6th March, 2022
Effective leaders realise that creating the conditions for a more empowered, passionate and purposeful workforce will benefit their organisations in the long run.
Both employees and business leaders are longing for an emotional connection to the work that we do and a real understanding of the impact we have on our wider ecosystem. (Picture: Getty)
Workplaces are being reimagined, and right now the only certainty is that they are going to be very different in the future from what we know now, presenting both opportunities and challenges.
Jobs are more complex, organisations are transforming, and senior leaders are challenged to lead through periods of rapid change and uncertainty, demanding a shift in mindset and an openness to changing their leadership approach.
Against this backdrop, organisations are facing unprecedented volatility in recruitment and retention, and many believe the lack of availability of talent will have a significant impact on their ability to deliver on future strategic objectives.
At Fastnet Executive Search, we recently conducted a survey to understand more about the opportunities and challenges leaders face as we enter the post-pandemic era.
From 250 executives surveyed – 85 per cent of whom are working in the life sciences industry – 88 per cent cited employee engagement as the most critical challenge facing leaders today. The majority, 77 per cent, of those view connection to the organisation’s purpose as the most critical priority in improving employee engagement, with autonomy and trust at 67 per cent.
There is something broken in today’s organisations where the vast majority of employees are disengaged at work and leaders are tired of the rat race and the seemingly unattainable pursuit of employee satisfaction. It is widely acknowledged that today’s leaders are under pressure, dealing with multiple streams of incoming information, struggling with work life balance, and potentially facing burnout.
There is no doubt that when we are stressed, we are less compassionate, have tunnel vision and find it very difficult to stand back, question, consider and listen. Are we so caught up in addressing the symptoms of poor employee engagement that we are not taking the time to step back and focus on the source of the problem – that employees are disconnected from the organisation’s purpose?
In the modern world, many of our organisations are ruthlessly innovative and efficient machines in pursuit of profits and shareholder value, where employees are viewed as resources within an organisational structure, driving further innovation and growth. As we enjoy unprecedented industrial prosperity, many of us are questioning the meaning of it all. We are also longing for an emotional connection to the work that we do and a real understanding of the impact we have on our wider ecosystem.
As talent shortages have become more of an issue in recent years, organisations have increasingly focussed on workplace aesthetics, wellbeing programmes and creative perks to try and ensure their teams are happy and engaged.

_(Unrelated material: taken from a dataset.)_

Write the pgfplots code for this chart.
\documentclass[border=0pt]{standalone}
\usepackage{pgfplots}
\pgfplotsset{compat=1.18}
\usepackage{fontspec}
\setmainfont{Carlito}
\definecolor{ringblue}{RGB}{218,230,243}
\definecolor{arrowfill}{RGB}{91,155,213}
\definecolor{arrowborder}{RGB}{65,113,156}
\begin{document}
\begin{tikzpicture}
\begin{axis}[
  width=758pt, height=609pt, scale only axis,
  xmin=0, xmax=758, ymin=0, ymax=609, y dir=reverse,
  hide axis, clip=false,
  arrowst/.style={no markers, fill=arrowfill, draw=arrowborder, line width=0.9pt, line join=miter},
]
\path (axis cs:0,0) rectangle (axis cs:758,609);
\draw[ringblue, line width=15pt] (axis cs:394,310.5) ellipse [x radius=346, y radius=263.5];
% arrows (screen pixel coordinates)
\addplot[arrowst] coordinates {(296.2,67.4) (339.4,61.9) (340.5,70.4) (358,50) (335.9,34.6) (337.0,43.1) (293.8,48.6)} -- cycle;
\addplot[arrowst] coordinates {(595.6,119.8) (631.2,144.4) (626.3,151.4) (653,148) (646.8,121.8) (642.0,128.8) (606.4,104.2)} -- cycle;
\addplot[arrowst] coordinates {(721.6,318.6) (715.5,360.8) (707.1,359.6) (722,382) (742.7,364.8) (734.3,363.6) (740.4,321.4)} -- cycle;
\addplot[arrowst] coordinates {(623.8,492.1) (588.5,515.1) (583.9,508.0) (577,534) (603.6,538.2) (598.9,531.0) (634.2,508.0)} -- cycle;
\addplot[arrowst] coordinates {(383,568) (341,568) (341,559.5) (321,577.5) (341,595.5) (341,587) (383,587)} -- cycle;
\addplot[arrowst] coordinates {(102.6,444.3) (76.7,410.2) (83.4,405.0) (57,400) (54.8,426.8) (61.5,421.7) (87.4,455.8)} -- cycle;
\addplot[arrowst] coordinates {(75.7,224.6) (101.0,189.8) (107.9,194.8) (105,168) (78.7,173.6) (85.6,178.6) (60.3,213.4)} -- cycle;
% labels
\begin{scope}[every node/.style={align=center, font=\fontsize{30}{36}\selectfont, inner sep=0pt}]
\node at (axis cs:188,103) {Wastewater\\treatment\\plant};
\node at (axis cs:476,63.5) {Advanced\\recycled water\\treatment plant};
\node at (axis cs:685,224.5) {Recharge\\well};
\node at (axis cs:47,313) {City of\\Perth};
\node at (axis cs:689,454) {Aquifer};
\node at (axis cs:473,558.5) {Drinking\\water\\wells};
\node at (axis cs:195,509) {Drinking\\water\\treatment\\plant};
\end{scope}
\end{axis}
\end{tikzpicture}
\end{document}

These initiatives are well meaning and have a place, of course, but we need to focus on creating more systemically attuned organisations that are agile and emergent, creating the conditions for a more empowered, passionate and purposeful workforce.
While job scope and reward packages continue to be key drivers for candidates making significant career choices, there is an increased focus on purpose and values. What is it really like to work here?
We are all part of an interdependent social and economic ecosystem and while achieving growth and profitability is a necessity for most commercial enterprises, the sense of being part of something greater than ourselves is more intrinsically motivating than traditional perceptions of corporate success.
The right leaders create environments where learning is a priority, where ideas and feedback are shared authentically, autonomy is fostered, and decision-making is distributed. Employees no longer feel managed, they feel valued and listened to, nurturing a more meaningful connection to the value they create during their workday.
No leader is a superhero. They can’t transform an organisation or be truly successful without the support, collective intelligence and nourishment of a team. As leaders, we would all benefit from slowing down, thinking more deeply, encouraging vulnerability and nurturing human connections. When employees feel empowered, purposeful, and engaged, transformation unfolds, it is not forced.
We have come through a period that has facilitated an exceptional chance for deep reflection and reassessment, and rather than succumbing to the temptation of a return to normal, I feel it is an opportune time to be brave, innovative, and creative in defining our future way of working.
The leaders who will flourish in the future will strive to serve the interests of multiple stakeholder groups, building successful, sustainable organisations where everybody thrives.
Éimhín O’Driscoll is the Managing Partner of Fastnet Executive Search, the recruitment company.